• _Your objective_
Identify the lines that contain the word "chart", then copy them.
○ ○ ○ ○
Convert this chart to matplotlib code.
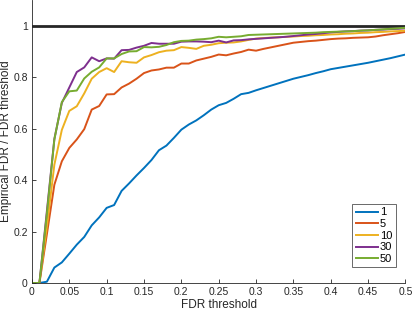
import numpy as np
import matplotlib
matplotlib.use('Agg')
import matplotlib.pyplot as plt

plt.rcParams['font.family'] = ['Liberation Sans', 'DejaVu Sans']

# FDR threshold grid (0 to 0.5, step 0.01)
fdr_threshold = np.linspace(0, 0.5, 51)

labels = ['1', '5', '10', '30', '50']

fdr_1 = [0, 0, 0.005, 0.06, 0.08, 0.114, 0.149, 0.179, 0.224, 0.255,
         0.292, 0.303, 0.358, 0.387, 0.418, 0.447, 0.478, 0.516, 0.534, 0.564,
         0.596, 0.616, 0.632, 0.652, 0.674, 0.691, 0.70, 0.716, 0.734, 0.739,
         0.749, 0.758, 0.767, 0.776, 0.785, 0.794, 0.801, 0.808, 0.816, 0.823,
         0.831, 0.836, 0.841, 0.846, 0.851, 0.856, 0.862, 0.868, 0.874, 0.881,
         0.888]
fdr_5 = [0, 0, 0.19, 0.382, 0.473, 0.525, 0.558, 0.598, 0.674, 0.688,
         0.733, 0.734, 0.76, 0.775, 0.794, 0.816, 0.826, 0.83, 0.837, 0.837,
         0.853, 0.853, 0.865, 0.872, 0.879, 0.888, 0.885, 0.892, 0.898, 0.907,
         0.903, 0.91, 0.916, 0.922, 0.928, 0.934, 0.937, 0.94, 0.942, 0.945,
         0.948, 0.95, 0.951, 0.953, 0.954, 0.955, 0.958, 0.963, 0.967, 0.971,
         0.976]
fdr_10 = [0, 0, 0.22, 0.46, 0.595, 0.669, 0.687, 0.737, 0.794, 0.82,
          0.835, 0.82, 0.862, 0.858, 0.856, 0.877, 0.886, 0.897, 0.903, 0.905,
          0.917, 0.914, 0.91, 0.922, 0.926, 0.932, 0.934, 0.935, 0.939, 0.945,
          0.95, 0.952, 0.954, 0.955, 0.957, 0.958, 0.96, 0.961, 0.963, 0.964,
          0.966, 0.967, 0.969, 0.97, 0.972, 0.973, 0.975, 0.976, 0.978, 0.979,
          0.981]
fdr_30 = [0, 0, 0.28, 0.56, 0.70, 0.76, 0.82, 0.838, 0.877, 0.862,
          0.873, 0.872, 0.905, 0.906, 0.915, 0.922, 0.933, 0.93, 0.93, 0.93,
          0.938, 0.939, 0.939, 0.938, 0.936, 0.942, 0.935, 0.943, 0.944, 0.947,
          0.949, 0.951, 0.953, 0.955, 0.957, 0.96, 0.963, 0.966, 0.968, 0.971,
          0.974, 0.976, 0.978, 0.979, 0.981, 0.982, 0.984, 0.985, 0.987, 0.988,
          0.99]
fdr_50 = [0, 0, 0.27, 0.558, 0.703, 0.745, 0.748, 0.795, 0.821, 0.838,
          0.873, 0.873, 0.89, 0.9, 0.901, 0.917, 0.916, 0.918, 0.925, 0.936,
          0.941, 0.942, 0.946, 0.948, 0.951, 0.957, 0.955, 0.957, 0.959, 0.964,
          0.965, 0.966, 0.967, 0.968, 0.969, 0.97, 0.971, 0.972, 0.973, 0.975,
          0.976, 0.977, 0.978, 0.979, 0.981, 0.982, 0.984, 0.986, 0.988, 0.99,
          0.992]

# colores por defecto de matlab
colors = [(0, 0.447, 0.741), (0.85, 0.325, 0.098), (0.929, 0.694, 0.125),
          (0.494, 0.184, 0.556), (0.466, 0.674, 0.188)]

fig = plt.figure(figsize=(4.15, 3.12), dpi=100)
ax = fig.add_axes([0.077, 0.093, 0.9, 0.907])

axcol = (0.15, 0.15, 0.15)
ax.plot([0, 0.5], [1, 1], color=axcol, lw=2.0)
for serie, lab, c in zip([fdr_1, fdr_5, fdr_10, fdr_30, fdr_50], labels, colors):
    ax.plot(fdr_threshold, serie, color=c, lw=1.4, label=lab)

ax.set_xlim(0, 0.5)
ax.set_ylim(0, 1.1)
ax.set_xticks(np.arange(0, 0.51, 0.05))
ax.set_xticklabels(['0', '0.05', '0.1', '0.15', '0.2', '0.25', '0.3', '0.35', '0.4', '0.45', '0.5'])
ax.set_yticks([0, 0.2, 0.4, 0.6, 0.8, 1])
ax.set_yticklabels(['0', '0.2', '0.4', '0.6', '0.8', '1'])
ax.tick_params(direction='in', length=3, width=0.6, colors=axcol, labelsize=7.5, pad=3)
for s in ['top', 'right']:
    ax.spines[s].set_visible(False)
for s in ['left', 'bottom']:
    ax.spines[s].set_color(axcol)
    ax.spines[s].set_linewidth(0.6)

ax.set_xlabel('FDR threshold', fontsize=8.5, color=axcol, labelpad=1)
ax.set_ylabel('Empirical FDR / FDR threshold', fontsize=8.5, color=axcol, labelpad=1)

handles = ax.get_lines()[1:]
leg = ax.legend(handles, labels, loc='lower right', bbox_to_anchor=(0.974, 0.055),
                fontsize=8, frameon=True, fancybox=False, handlelength=2.0,
                handletextpad=0.2, borderpad=0.3, labelspacing=0.15, borderaxespad=0)
leg.get_frame().set_edgecolor(axcol)
leg.get_frame().set_linewidth(0.6)

plt.savefig('out.png', dpi=100)
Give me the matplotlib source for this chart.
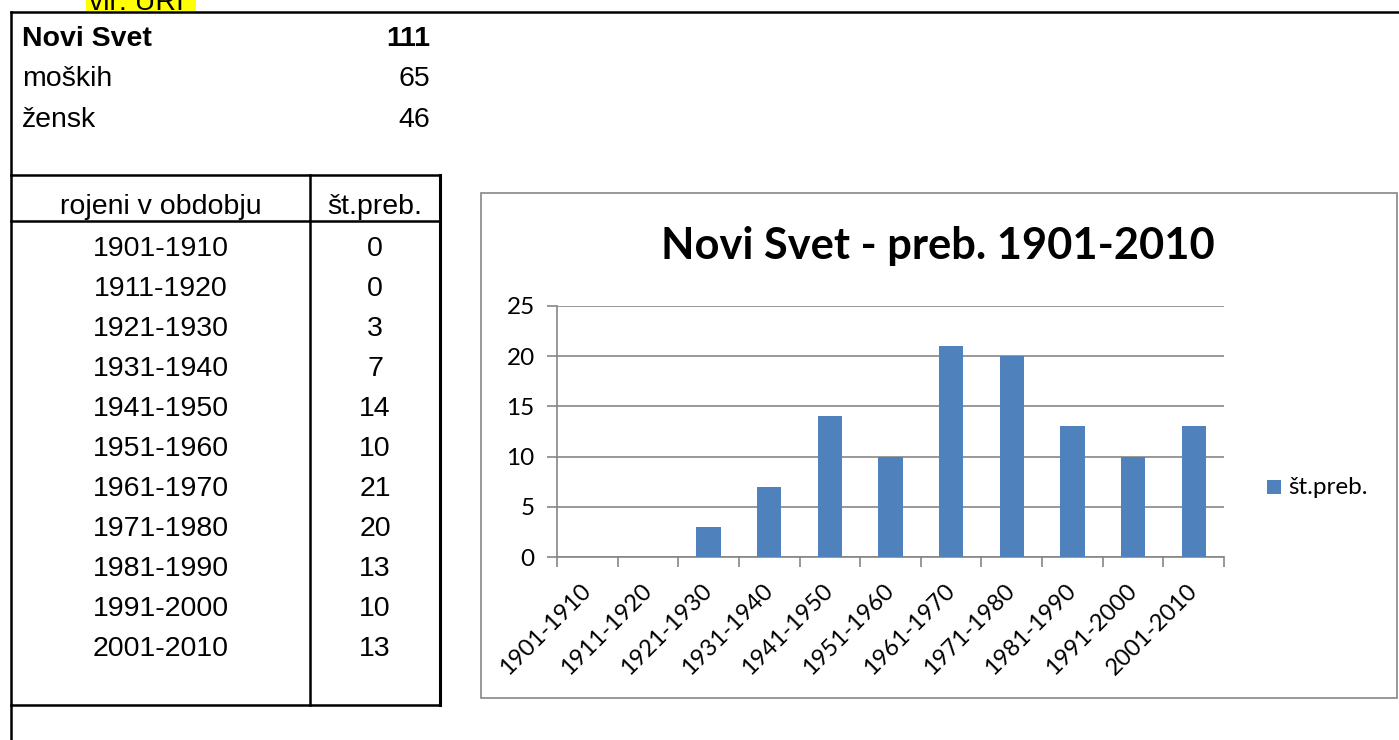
○ ○ ○ ○
• _The reply_
Convert this chart to matplotlib code.
Give me the matplotlib source for this chart.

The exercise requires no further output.